Les Délices du Drapier, ou la joie du Riche et le chagrin du Pauvre

Dans son Cours d’économie politique (1919, Livre III, tome 2, p. 171, en note, classiques.uqac.ca/classiques/gide_charles/cours_econo_pol_tome2/gide_cours_t2_livre_3.pdf), Charles Gide donne un fragment d’une chanson anglaise de la fin du 17e pour laquelle il renvoie à la thèse de 1906 de Paul Mantoux, La révolution industrielle au XVIIIe siècle. Elle est citée aussi par Michel Béaud, Histoire du capitalisme de 1500 à 2000, p. 49-50. On trouve un texte complet comme histoire.comze.com/bourgeoisXVII.pdf.

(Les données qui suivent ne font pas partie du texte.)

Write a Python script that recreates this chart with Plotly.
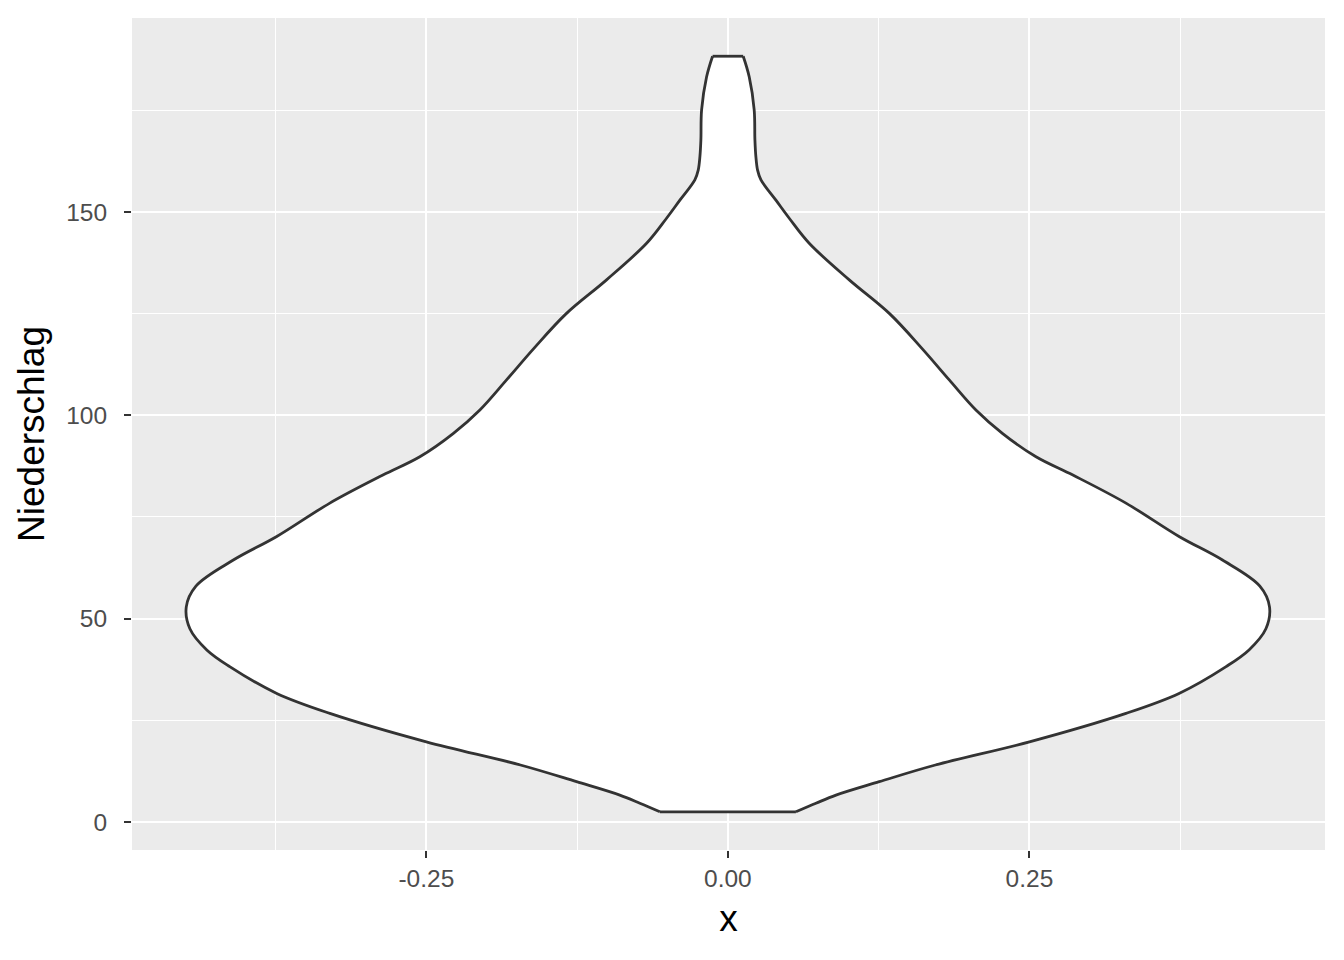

Je n’en ai pas encore trouvé trace en anglais.

De tous les métiers qui s’exercent en Angleterre
il n’en est pas un qui nourrisse son homme plus grassement que le nôtre.
Grâce à notre commerce, nous sommes aussi bien mis que des nobles.
Nous avons des loisirs et menons joyeuse vie.

Nous amassons des trésors, nous gagnons de grandes richesses
à force de dépouiller et de pressurer les pauvres gens.
C’est ainsi que nous emplissons notre bourse.
Non sans nous attirer plus d’une malédiction.

Dans tout le royaume, aux champs comme à la ville,
notre industrie ne risque pas de dépérir,
tant que de peigneur de laine saura manier son peigne
et tant que le tisserand fera marcher son métier.
Le foulon, et la fileuse, toute l’année assise à son rouet,
nous leur ferons payer cher les salaires qu’ils gagnent…

Et d’abord les peigneurs, nous les diminuerons
de 32 pence les vingt livres à 30 pence.
Et s’ils murmurent, et disent : c’est trop peu
nous leur ferons croire que le commerce ne va pas ;
ils n’ont jamais été si tristes, mais que nous importe ?…

Nous ferons travailler à bas prix les pauvres tisserands.
Nous trouverons des défauts dans la fabrication qu’il y en ait ou non, de manière à rogner encore leur salaire.
Si les affaires sont mauvaises, ils s’en apercevront aussitôt ;
mais si elles s’améliorent, ils n’en sauront jamais rien.
Nous leur dirons que le drap ne va plus aux pays d’outre-mer
et que nous ne nous soucions guère de continuer à en vendre…

Puis ce sera le tour des fileurs ;
nous leur ferons filer trois livres de laine au lieu de deux.
Quand ils nous rapportent l’ouvrage, ils se plaignent,
et nous disent qu’avec leur salaire ils n’ont pas de quoi vivre.
Mais, s’il manque seulement une once de fil,
nous ne serons pas embarrassés pour leur rabattre trois pence…

Si le poids est bon, et qu’ils nous supplient de les payer :
Nous n’avons pas d’argent, leur dirons-nous : que voulez-vous recevoir à la place ?
Nous avons du pain et du porc salé et du bon beurre,
de la farine d’avoine et du sel, de quoi faire bonne chère ;
nous avons du savon et des chandelles pour vous éclairer,
afin qu’à leur lueur vous puissiez travailler, tant que vous conserverez votre vue…

Quand nous partons pour le marché, nos ouvriers se réjouissent :
mais quand nous en revenons, nous prenons un air triste.
Nous nous asseyons dans un coin, comme si le cœur nous faisait mal.
Nous leur disons que nous sommes forcés d’y regarder à un penny près.
Nous plaidons la pauvreté avant d’en avoir besoin,
et ainsi nous les amadouons de la belle manière.

S’ils sont les clients habitués d’un cabaret,
nous avons soin de nous entendre avec la cabaretière :
nous comptons ensemble et nous réclamons pour notre part,
deux pence par shilling et nous saurons les obtenir.
C’est par ces moyens ingénieux que nous grossissons notre fortune.
Car tout est poisson, qui tombe dans nos filets…

C’est ainsi que nous acquérons notre argent et nos terres
grâce à de pauvres gens qui travaillent soir et matin.
S’ils n’étaient pas là pour peiner de toutes leurs forces,
nous pourrions aller nous pendre, sans autre forme de procès.
Les peigneurs, les tisserands, les foulons aussi,
avec les fileurs qui s’exténuent pour un salaire infini.
C’est grâce à leur travail que nous emplissons notre bourse.